*What to work on:* All of the data should be output character for character, except the pictures.

*Data segment:*
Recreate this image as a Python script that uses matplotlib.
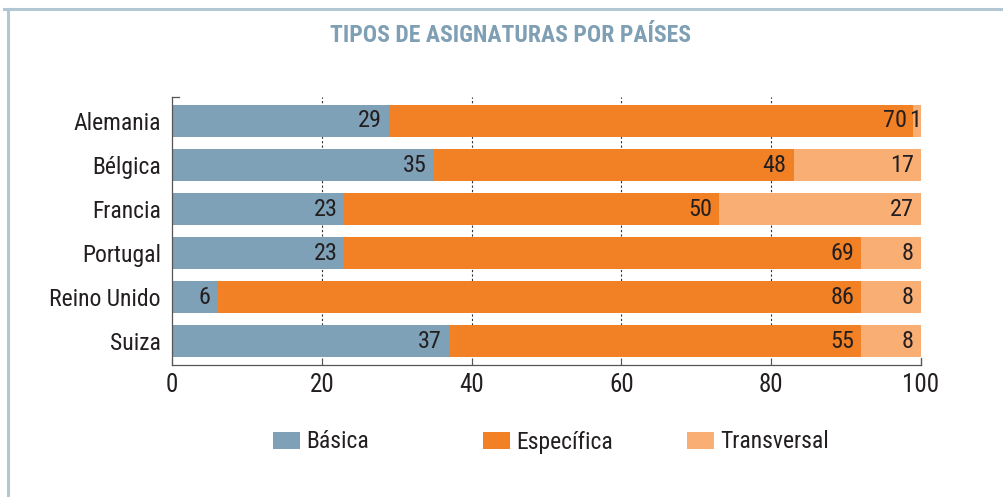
import matplotlib
matplotlib.use("Agg")
import matplotlib.pyplot as plt
from matplotlib import font_manager
from matplotlib.patches import Patch
from matplotlib.lines import Line2D

names = {f.name for f in font_manager.fontManager.ttflist}
FONT = None
for cand in ["Roboto Condensed", "Open Sans Condensed", "Liberation Sans Narrow", "Noto Sans Condensed"]:
    if cand in names:
        FONT = cand
        break
STRETCH = "normal"
if FONT is None:
    FONT = "DejaVu Sans"
    STRETCH = "condensed"
plt.rcParams['font.family'] = [FONT, 'DejaVu Sans']
plt.rcParams['font.stretch'] = STRETCH

countries = ["Alemania", "Bélgica", "Francia", "Portugal", "Reino Unido", "Suiza"]
basica = [29, 35, 23, 23, 6, 37]
especifica = [70, 48, 50, 69, 86, 55]
transversal = [1, 17, 27, 8, 8, 8]
series_names = ["Básica", "Específica", "Transversal"]
xticks = [0, 20, 40, 60, 80, 100]

colors = ["#7fa1b7", "#f28025", "#f9ae74"]
text_color = "#231f20"
FS = 17

fig = plt.figure(figsize=(10.04, 4.97), dpi=100)
ax = fig.add_axes([0.1713, 0.2656, 0.746, 0.5392])

# figure frame lines (top and left)
fig.add_artist(Line2D([0.004, 1.0], [1 - 9/497, 1 - 9/497], transform=fig.transFigure,
                      color="#b3c6d3", lw=2.2))
fig.add_artist(Line2D([8/1004, 8/1004], [0, 1 - 9/497], transform=fig.transFigure,
                      color="#b3c6d3", lw=2.2))

y = list(range(len(countries)))
h = 0.73
left = [0] * len(countries)
for vals, col in zip([basica, especifica, transversal], colors):
    ax.barh(y, vals, left=left, height=h, color=col, zorder=2)
    for yi, l, v in zip(y, left, vals):
        pad = 0 if v < 3 else -5
        ax.annotate(str(v), xy=(l + v, yi), xytext=(pad, 0), textcoords="offset points",
                    ha="right", va="center", fontsize=17.5, color=text_color, zorder=3)
    left = [a + b for a, b in zip(left, vals)]

ax.set_xlim(0, 100)
ax.set_ylim(5.545, -0.545)
ax.set_xticks(xticks)
ax.set_xticklabels([str(t) for t in xticks], fontsize=18, color=text_color)
ax.set_yticks(y)
ax.set_yticklabels(countries, fontsize=FS, color=text_color)
ax.tick_params(axis="y", length=0, pad=8)
ax.tick_params(axis="x", direction="in", length=5, width=0.8, color="#555555", pad=6)

for t in [20, 40, 60, 80]:
    ax.axvline(t, color="#333333", lw=0.8, ls=(0, (2, 2)), zorder=1)

for s in ["top", "right"]:
    ax.spines[s].set_visible(False)
for s in ["left", "bottom"]:
    ax.spines[s].set_color("#555555")
    ax.spines[s].set_linewidth(0.9)
ax.plot([0, 1.0], [-0.545, -0.545], color="#555555", lw=0.9, clip_on=False, zorder=4)
ax.plot([100, 100], [5.545, 5.38], color="#555555", lw=0.9, clip_on=False, zorder=4)

fig.text(0.5085, 1 - 36/497, "TIPOS DE ASIGNATURAS POR PAÍSES", ha="center", va="center",
         fontsize=17, fontweight="bold", color="#7f9fb5")

# legend entries at fixed column positions
leg_x = [273 / 1004, 483 / 1004, 687 / 1004]
for name, col, lx in zip(series_names, colors, leg_x):
    lg = fig.legend([Patch(facecolor=col, edgecolor="none")], [name], loc="center left",
                    bbox_to_anchor=(lx, 1 - 442/497), frameon=False, fontsize=FS,
                    handlelength=1.14, handleheight=0.76, handletextpad=0.25,
                    borderpad=0, borderaxespad=0, labelcolor=text_color)

fig.savefig("out.png", dpi=100, facecolor="white")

*Reply to the task:*
Recreate this image as a Python script that uses matplotlib.
import matplotlib
matplotlib.use("Agg")
import matplotlib.pyplot as plt
from matplotlib import font_manager
from matplotlib.patches import Patch
from matplotlib.lines import Line2D

names = {f.name for f in font_manager.fontManager.ttflist}
FONT = None
for cand in ["Roboto Condensed", "Open Sans Condensed", "Liberation Sans Narrow", "Noto Sans Condensed"]:
    if cand in names:
        FONT = cand
        break
STRETCH = "normal"
if FONT is None:
    FONT = "DejaVu Sans"
    STRETCH = "condensed"
plt.rcParams['font.family'] = [FONT, 'DejaVu Sans']
plt.rcParams['font.stretch'] = STRETCH

countries = ["Alemania", "Bélgica", "Francia", "Portugal", "Reino Unido", "Suiza"]
basica = [29, 35, 23, 23, 6, 37]
especifica = [70, 48, 50, 69, 86, 55]
transversal = [1, 17, 27, 8, 8, 8]
series_names = ["Básica", "Específica", "Transversal"]
xticks = [0, 20, 40, 60, 80, 100]

colors = ["#7fa1b7", "#f28025", "#f9ae74"]
text_color = "#231f20"
FS = 17

fig = plt.figure(figsize=(10.04, 4.97), dpi=100)
ax = fig.add_axes([0.1713, 0.2656, 0.746, 0.5392])

# figure frame lines (top and left)
fig.add_artist(Line2D([0.004, 1.0], [1 - 9/497, 1 - 9/497], transform=fig.transFigure,
                      color="#b3c6d3", lw=2.2))
fig.add_artist(Line2D([8/1004, 8/1004], [0, 1 - 9/497], transform=fig.transFigure,
                      color="#b3c6d3", lw=2.2))

y = list(range(len(countries)))
h = 0.73
left = [0] * len(countries)
for vals, col in zip([basica, especifica, transversal], colors):
    ax.barh(y, vals, left=left, height=h, color=col, zorder=2)
    for yi, l, v in zip(y, left, vals):
        pad = 0 if v < 3 else -5
        ax.annotate(str(v), xy=(l + v, yi), xytext=(pad, 0), textcoords="offset points",
                    ha="right", va="center", fontsize=17.5, color=text_color, zorder=3)
    left = [a + b for a, b in zip(left, vals)]

ax.set_xlim(0, 100)
ax.set_ylim(5.545, -0.545)
ax.set_xticks(xticks)
ax.set_xticklabels([str(t) for t in xticks], fontsize=18, color=text_color)
ax.set_yticks(y)
ax.set_yticklabels(countries, fontsize=FS, color=text_color)
ax.tick_params(axis="y", length=0, pad=8)
ax.tick_params(axis="x", direction="in", length=5, width=0.8, color="#555555", pad=6)

for t in [20, 40, 60, 80]:
    ax.axvline(t, color="#333333", lw=0.8, ls=(0, (2, 2)), zorder=1)

for s in ["top", "right"]:
    ax.spines[s].set_visible(False)
for s in ["left", "bottom"]:
    ax.spines[s].set_color("#555555")
    ax.spines[s].set_linewidth(0.9)
ax.plot([0, 1.0], [-0.545, -0.545], color="#555555", lw=0.9, clip_on=False, zorder=4)
ax.plot([100, 100], [5.545, 5.38], color="#555555", lw=0.9, clip_on=False, zorder=4)

fig.text(0.5085, 1 - 36/497, "TIPOS DE ASIGNATURAS POR PAÍSES", ha="center", va="center",
         fontsize=17, fontweight="bold", color="#7f9fb5")

# legend entries at fixed column positions
leg_x = [273 / 1004, 483 / 1004, 687 / 1004]
for name, col, lx in zip(series_names, colors, leg_x):
    lg = fig.legend([Patch(facecolor=col, edgecolor="none")], [name], loc="center left",
                    bbox_to_anchor=(lx, 1 - 442/497), frameon=False, fontsize=FS,
                    handlelength=1.14, handleheight=0.76, handletextpad=0.25,
                    borderpad=0, borderaxespad=0, labelcolor=text_color)

fig.savefig("out.png", dpi=100, facecolor="white")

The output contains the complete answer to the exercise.